Hello, and thanks for the question.
Please post your question and I'll have a look to see if I can assist you.
Answers are as follows:
2. communications3. Freedom of Information Act (FOIA)4. required the telecommunications industry to build tools into its products that federal investigators can use for eavesdropping.
6. Internet filter
7. protects speech that is annoying, critical, demeaning, or offensive.
8. both b and c
9. Intellectual property
10. trade secret
1. What must web site owners/authors do in order to comply with the Children's Online Protection Act (COPA)?
Websites that are directed to children under 13 and that collect personal information must: First, post information on the homepage that specifies what kind of info is collected, how this info is collected (e.g., via cookies), how the info is used, and the procedures parents can follow to exercise their right to review their child's personal information, refuse to allow its further collection or use, or have it deleted. Second, the site must notify parents and secure their permission before collecting and disseminating children's personal information.
2. In its 1973 ruling in Miller v. California, the Supreme Court determined that speech can be considered obscene and not protected under the First Amendment, based on three questions. Identify and explain at least two of the three questions.

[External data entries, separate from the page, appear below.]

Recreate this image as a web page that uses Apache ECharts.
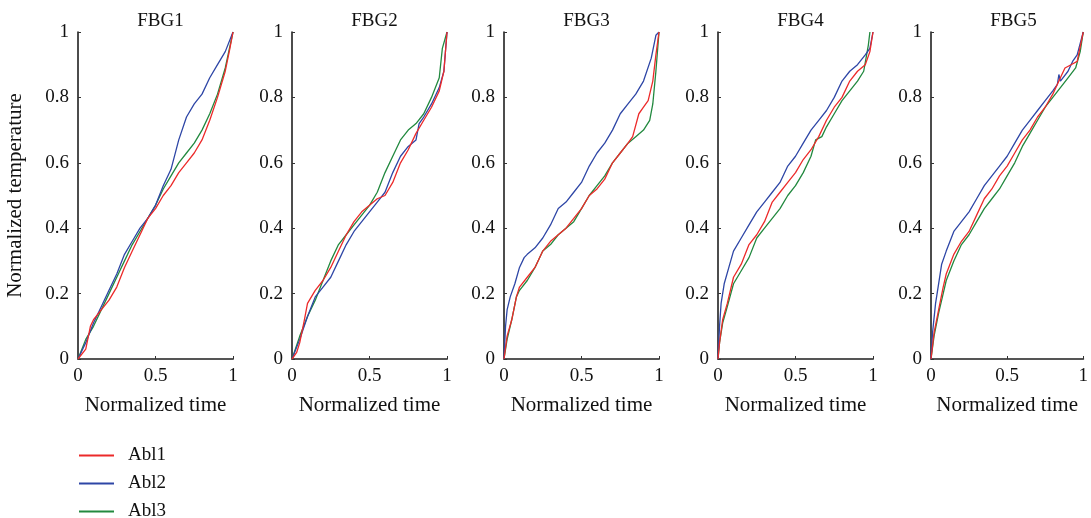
<!DOCTYPE html>
<html>
<head>
<meta charset="utf-8">
<script src="https://cdn.jsdelivr.net/npm/echarts@6/dist/echarts.min.js"></script>
<style>html,body{margin:0;padding:0;background:#fff}#c{width:1091px;height:518px}</style>
</head>
<body>
<div id="c"></div>
<script>
const panelTitles = ['FBG1','FBG2','FBG3','FBG4','FBG5'];
const seriesNames = ['Abl1','Abl2','Abl3'];
const xAxisName = 'Normalized time';
const yAxisName = 'Normalized temperature';

// [normalized time, normalized temperature]
const fbg1Abl1 = [[0,0],[0.05,0.03],[0.08,0.1],[0.1,0.12],[0.15,0.15],[0.2,0.18],[0.25,0.22],[0.3,0.28],[0.35,0.33],[0.4,0.38],[0.45,0.43],[0.5,0.46],[0.55,0.5],[0.6,0.53],[0.65,0.57],[0.7,0.6],[0.75,0.63],[0.8,0.67],[0.85,0.73],[0.9,0.8],[0.95,0.88],[0.98,0.95],[1,1]];
const fbg1Abl2 = [[0,0],[0.05,0.05],[0.1,0.11],[0.15,0.16],[0.2,0.21],[0.25,0.26],[0.3,0.32],[0.35,0.36],[0.4,0.4],[0.45,0.43],[0.5,0.47],[0.55,0.53],[0.6,0.58],[0.65,0.67],[0.7,0.74],[0.75,0.78],[0.8,0.81],[0.85,0.86],[0.9,0.9],[0.95,0.94],[1,1]];
const fbg1Abl3 = [[0,0],[0.05,0.06],[0.1,0.1],[0.15,0.15],[0.2,0.2],[0.25,0.25],[0.3,0.3],[0.35,0.35],[0.4,0.39],[0.45,0.43],[0.5,0.47],[0.55,0.52],[0.6,0.56],[0.65,0.6],[0.7,0.63],[0.75,0.66],[0.8,0.7],[0.85,0.75],[0.9,0.81],[0.95,0.89],[1,1]];

const fbg2Abl1 = [[0,0],[0.03,0.02],[0.05,0.05],[0.08,0.12],[0.1,0.17],[0.15,0.21],[0.2,0.24],[0.25,0.28],[0.3,0.33],[0.35,0.38],[0.4,0.42],[0.45,0.45],[0.5,0.47],[0.55,0.49],[0.6,0.5],[0.65,0.54],[0.7,0.6],[0.75,0.64],[0.8,0.69],[0.85,0.73],[0.9,0.77],[0.95,0.82],[0.98,0.88],[1,1]];
const fbg2Abl2 = [[0,0],[0.05,0.06],[0.1,0.13],[0.15,0.19],[0.2,0.22],[0.25,0.25],[0.3,0.3],[0.35,0.35],[0.4,0.39],[0.45,0.42],[0.5,0.45],[0.55,0.48],[0.6,0.51],[0.65,0.57],[0.7,0.62],[0.75,0.65],[0.8,0.67],[0.82,0.72],[0.85,0.74],[0.9,0.78],[0.95,0.83],[0.98,0.88],[1,1]];
const fbg2Abl3 = [[0,0],[0.05,0.07],[0.1,0.13],[0.15,0.18],[0.2,0.24],[0.25,0.3],[0.3,0.35],[0.35,0.38],[0.4,0.41],[0.45,0.44],[0.5,0.47],[0.55,0.51],[0.6,0.57],[0.65,0.62],[0.7,0.67],[0.75,0.7],[0.8,0.72],[0.85,0.75],[0.9,0.8],[0.95,0.86],[0.97,0.95],[1,1]];

const fbg3Abl1 = [[0,0],[0.02,0.07],[0.05,0.12],[0.08,0.19],[0.1,0.22],[0.15,0.25],[0.2,0.28],[0.25,0.33],[0.3,0.36],[0.35,0.38],[0.4,0.4],[0.45,0.43],[0.5,0.46],[0.55,0.5],[0.6,0.52],[0.65,0.55],[0.7,0.6],[0.75,0.63],[0.8,0.66],[0.83,0.68],[0.87,0.75],[0.9,0.77],[0.93,0.79],[0.96,0.85],[0.98,0.93],[1,1]];
const fbg3Abl2 = [[0,0],[0.01,0.1],[0.02,0.15],[0.04,0.19],[0.07,0.23],[0.1,0.28],[0.13,0.31],[0.15,0.32],[0.2,0.34],[0.25,0.37],[0.3,0.41],[0.35,0.46],[0.4,0.48],[0.45,0.51],[0.5,0.54],[0.55,0.59],[0.6,0.63],[0.65,0.66],[0.7,0.7],[0.75,0.75],[0.8,0.78],[0.85,0.81],[0.9,0.85],[0.95,0.92],[0.98,0.99],[1,1]];
const fbg3Abl3 = [[0,0],[0.02,0.06],[0.05,0.12],[0.08,0.19],[0.1,0.21],[0.15,0.24],[0.2,0.28],[0.25,0.33],[0.3,0.35],[0.35,0.38],[0.4,0.4],[0.45,0.42],[0.5,0.46],[0.55,0.5],[0.6,0.53],[0.65,0.56],[0.7,0.6],[0.75,0.63],[0.8,0.66],[0.85,0.68],[0.9,0.7],[0.94,0.73],[0.96,0.78],[0.98,0.88],[1,1]];

const fbg4Abl1 = [[0,0],[0.01,0.05],[0.03,0.12],[0.06,0.17],[0.1,0.25],[0.15,0.29],[0.2,0.35],[0.25,0.38],[0.3,0.42],[0.35,0.48],[0.4,0.51],[0.45,0.54],[0.5,0.57],[0.55,0.61],[0.6,0.64],[0.65,0.68],[0.7,0.73],[0.75,0.77],[0.8,0.8],[0.85,0.85],[0.9,0.88],[0.95,0.9],[0.98,0.94],[1,1]];
const fbg4Abl2 = [[0,0],[0.01,0.1],[0.02,0.17],[0.04,0.23],[0.07,0.28],[0.1,0.33],[0.15,0.37],[0.2,0.41],[0.25,0.45],[0.3,0.48],[0.35,0.51],[0.4,0.54],[0.45,0.59],[0.5,0.62],[0.55,0.66],[0.6,0.7],[0.65,0.73],[0.7,0.76],[0.75,0.8],[0.8,0.85],[0.85,0.88],[0.9,0.9],[0.95,0.93],[0.98,0.95],[1,1]];
const fbg4Abl3 = [[0,0],[0.01,0.05],[0.03,0.11],[0.06,0.16],[0.1,0.23],[0.15,0.27],[0.2,0.31],[0.25,0.37],[0.3,0.4],[0.35,0.43],[0.4,0.46],[0.45,0.5],[0.5,0.53],[0.55,0.57],[0.6,0.62],[0.63,0.67],[0.67,0.68],[0.7,0.71],[0.75,0.75],[0.8,0.79],[0.85,0.82],[0.9,0.85],[0.94,0.88],[0.97,0.96],[0.98,1]];

const fbg5Abl1 = [[0,0],[0.02,0.08],[0.05,0.15],[0.08,0.22],[0.1,0.26],[0.15,0.32],[0.2,0.36],[0.25,0.39],[0.3,0.44],[0.35,0.49],[0.4,0.52],[0.45,0.56],[0.5,0.59],[0.55,0.63],[0.6,0.67],[0.65,0.7],[0.7,0.74],[0.75,0.77],[0.8,0.81],[0.85,0.86],[0.88,0.89],[0.92,0.9],[0.96,0.91],[1,1]];
const fbg5Abl2 = [[0,0],[0.01,0.08],[0.03,0.17],[0.05,0.23],[0.07,0.29],[0.1,0.33],[0.15,0.39],[0.2,0.42],[0.25,0.45],[0.3,0.49],[0.35,0.53],[0.4,0.56],[0.45,0.59],[0.5,0.62],[0.55,0.66],[0.6,0.7],[0.65,0.73],[0.7,0.76],[0.75,0.79],[0.8,0.82],[0.83,0.84],[0.84,0.87],[0.85,0.85],[0.9,0.88],[0.93,0.91],[0.96,0.93],[1,1]];
const fbg5Abl3 = [[0,0],[0.02,0.07],[0.05,0.14],[0.08,0.2],[0.1,0.24],[0.15,0.3],[0.2,0.35],[0.25,0.38],[0.3,0.42],[0.35,0.46],[0.4,0.49],[0.45,0.52],[0.5,0.56],[0.55,0.6],[0.6,0.65],[0.65,0.69],[0.7,0.73],[0.75,0.77],[0.8,0.8],[0.85,0.83],[0.9,0.86],[0.95,0.89],[0.98,0.94],[1,1]];

const panelData = [
  [fbg1Abl1, fbg1Abl2, fbg1Abl3],
  [fbg2Abl1, fbg2Abl2, fbg2Abl3],
  [fbg3Abl1, fbg3Abl2, fbg3Abl3],
  [fbg4Abl1, fbg4Abl2, fbg4Abl3],
  [fbg5Abl1, fbg5Abl2, fbg5Abl3]
];

const colors = ['#ec2a2a', '#2e46a6', '#22893f'];
const FONT = '"Liberation Serif", "DejaVu Serif", serif';
const gridLefts = [78, 292, 504, 718, 931];
const gridW = 155, gridTop = 32, gridH = 327;

const grids = [], xAxes = [], yAxes = [], titles = [], series = [];
panelTitles.forEach((t, i) => {
  grids.push({left: gridLefts[i], top: gridTop, width: gridW, height: gridH});
  titles.push({text: t, left: gridLefts[i] + gridW / 2, top: 7, textAlign: 'center',
    textStyle: {fontFamily: FONT, fontSize: 19, fontWeight: 'normal', color: '#111'}});
  xAxes.push({type: 'value', gridIndex: i, min: 0, max: 1, interval: 0.5,
    name: xAxisName, nameLocation: 'middle', nameGap: 36,
    nameTextStyle: {fontFamily: FONT, fontSize: 21, color: '#111'},
    axisLine: {lineStyle: {color: '#555', width: 2}},
    axisTick: {show: true, inside: true, length: 3, lineStyle: {color: '#333'}},
    axisLabel: {fontFamily: FONT, fontSize: 19, color: '#111', margin: 8},
    splitLine: {show: false}});
  yAxes.push({type: 'value', gridIndex: i, min: 0, max: 1, interval: 0.2,
    name: i === 0 ? yAxisName : '', nameLocation: 'middle', nameGap: 52,
    nameTextStyle: {fontFamily: FONT, fontSize: 21, color: '#111'},
    axisLine: {show: true, lineStyle: {color: '#111', width: 1.5}},
    axisTick: {show: true, inside: true, length: 3, lineStyle: {color: '#333'}},
    axisLabel: {fontFamily: FONT, fontSize: 19, color: '#111', margin: 9},
    splitLine: {show: false}});
  seriesNames.forEach((n, k) => {
    series.push({type: 'line', name: n, xAxisIndex: i, yAxisIndex: i,
      data: panelData[i][k], showSymbol: false, symbol: 'none',
      lineStyle: {color: colors[k], width: 1.3}, itemStyle: {color: colors[k]},
      animation: false, z: 3 - k});
  });
});

const chart = echarts.init(document.getElementById('c'));
chart.setOption({
  backgroundColor: '#fff',
  animation: false,
  title: titles,
  grid: grids,
  xAxis: xAxes,
  yAxis: yAxes,
  legend: {data: seriesNames, orient: 'vertical', left: 79, top: 446, height: 90, padding: 0,
    icon: 'rect', itemWidth: 35, itemHeight: 2, itemGap: 9,
    textStyle: {fontFamily: FONT, fontSize: 19, color: '#111', lineHeight: 18, padding: [0, 0, 0, 9]}},
  series: series
});
</script>
</body>
</html>
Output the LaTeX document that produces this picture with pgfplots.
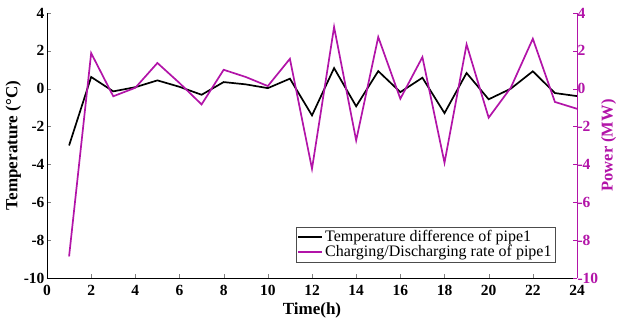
\documentclass[border=0pt]{standalone}
\usepackage{pgfplots}
\pgfplotsset{compat=1.18}
\usepackage{fontspec}
\setmainfont{Liberation Serif}
\definecolor{mag}{RGB}{178,20,168}
\begin{document}
\begin{tikzpicture}
\begin{axis}[
  name=ax1,
  scale only axis, width=530pt, height=265pt,
  xmin=0, xmax=24, ymin=-10, ymax=4,
  xtick={0,2,...,24}, ytick={-10,-8,...,4},
  axis x line*=bottom, axis y line*=left,
  tick align=inside,
  /pgf/number format/assume math mode=true,
  ticklabel style={font=\fontsize{15.5}{17}\selectfont\bfseries},
  xticklabel style={yshift=-4pt},
  yticklabel style={xshift=1pt},
  xlabel={Time(h)}, ylabel={Temperature (°C)},
  label style={font=\fontsize{17}{19}\selectfont\bfseries},
  xlabel style={yshift=0pt},
  ylabel style={yshift=-4pt},
  legend style={at={(0.959,0.06)}, anchor=south east, font=\fontsize{16}{17}\selectfont, draw=black!70, inner sep=1.5pt, row sep=-1.5pt, legend cell align=left},
  legend image code/.code={\draw[#1, line width=1.6pt] (0cm,0cm) -- (0.85cm,0cm);},
]
\addplot[black, line width=1.7pt] coordinates {
(1,-3.0) (2,0.62) (3,-0.14) (4,0.08) (5,0.44) (6,0.1) (7,-0.32) (8,0.35) (9,0.23) (10,0.03) (11,0.53) (12,-1.41)
(13,1.09) (14,-0.93) (15,0.93) (16,-0.18) (17,0.58) (18,-1.29) (19,0.83) (20,-0.56) (21,0.0) (22,0.92) (23,-0.23) (24,-0.39)};
\addlegendentry{Temperature difference of pipe1}
\addlegendimage{mag}
\addlegendentry{Charging/Discharging rate of pipe1}
\coordinate (ll) at (rel axis cs:0,0);
\coordinate (ur) at (rel axis cs:1,1);
\end{axis}
\begin{axis}[
  scale only axis, width=530pt, height=265pt,
  xmin=0, xmax=24, ymin=-10, ymax=4,
  ytick={-10,-8,...,4},
  axis x line=none, axis y line*=right,
  y axis line style={mag},
  ytick style={mag},
  tick align=inside,
  /pgf/number format/assume math mode=true,
  yticklabel style={font=\fontsize{15.5}{17}\selectfont\bfseries, text=mag, xshift=-3pt},
  ylabel={Power (MW)},
  ylabel style={font=\fontsize{16.5}{18}\selectfont\bfseries, text=mag, yshift=4pt},
]
\addplot[mag, line width=1.7pt] coordinates {
(1,-8.86) (2,1.88) (3,-0.4) (4,0.05) (5,1.36) (6,0.3) (7,-0.83) (8,1.0) (9,0.62) (10,0.14) (11,1.58) (12,-4.23)
(13,3.26) (14,-2.73) (15,2.73) (16,-0.53) (17,1.67) (18,-3.91) (19,2.34) (20,-1.53) (21,0.05) (22,2.64) (23,-0.7) (24,-1.06)};
\end{axis}
\pgfresetboundingbox
\path ([shift={(-47pt,-48pt)}]ll) rectangle ([shift={(42pt,13pt)}]ur);
\end{tikzpicture}
\end{document}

One of the questions determining obscenity concerns whether the average person, (applying contemporary community standards), would find that the work, taken as a whole, appeals to the prurient (shameful, immoral) interest. That is, would the average, reasonable person be expected to view the material as inherently obscene and meant to appeal only to such interest. Another question posed to judge the obscenity of the material is whether or not the material, taken as a whole, has any socially redeeming value. Does the work have any artistic, scientific, or political value that elevates the meaning and purpose of the material above being of merely prurient interest.
3. Couldn't answer this one.
4. According to sections 103-105 of Title 35, an invention must pass the four tests to be eligible for a patent, which are:
1.The invention must fall into one of five statutory classes: processes, machines, manufactures, compositites of nature, and new uses of any of the following.
2. The invention must be of practical use.
3. The invention must be unique of novel--something never previously introduced.
4. The invention must be innovative in the sense that it would be "unobvious" to a person with skill/expertise in the field to which it applies (i.e, not something "anyone" might have thought of/introduced).
Hope this helps!
Sorry that your quiz timed out. I've had internet connection problems for the past 24 hrs. I thought the problem was fixed, but my connection froze just after I started answering your questions and I had to restart.
I just saw your reply. I am hesitant to attempt any essay questions on a timed test, but I don't mind assisting with multiple choice questions.
What is the assignment you are needing help with?
Yes, please post the questions and confirm the time limit.
Here are three of the discussion questions for you.
1. Describe a professional code of ethics, what it entails, and why it is needed.
Professional code of ethics is set of principles with which all employees must comply to ensure ethical decision making even in difficult situations. The code serves as a guideline for an entire organization, that often includes a diverse workforce with individually varying personal ethical codes. Having a unified organizational code of ethics helps to keep all employees, throughout the hierarchy of the organization, "on the same page" ethically and serves as an efficient reference tool when dealing with ethical dilemmas. The code, in general, serves to produce a more efficient, smoother organizational operation.
2. What are the four factors established by the fair use doctrine for courts to consider whether or not a particular use of copyrighted property is fair and can be allowed without penalty?
1. the purpose and character of the use, including whether such use is of a commercial nature or is for nonprofit educational purposes;
2. the nature of the copyrighted work;
3. the amount and substantiality of the portion used in relation to the copyrighted work as a whole; and
4. the effect of the use upon the potential market for or value of the copyrighted work.
5. Describe a citizen's right to privacy, what it entails, and examples of what specifically is protected.
The First Amendment implies the right of privacy concerning one's religion beliefs, right to freedom of expression, and the right to peaceful assemblies.
The Third Amendment implies the sanctity of and right of privacy in one's own home and the exclusion of homes and personal property from government intrusion.
The Fourth Amendment states, "The right of the people to be secure in their persons, houses, papers, and effects, against unreasonable searches and seizures... ." This serves to protect citizens from government intrusion into the personal lives of persons with, say, controversial political or philosophical viewpoints.
Such rights to personal liberty and privacy from governmental interference are implied throughout the Constitution. Citizens of the United States have traditionally expected and been afforded considerable protection of privacy. This climate has changed markedly in the past twenty years with increased surveillances in schools, the workplace, and even in the realm of private communication. We appear to be becoming a less trusting society with decreasing regard for the individual's right to privacy.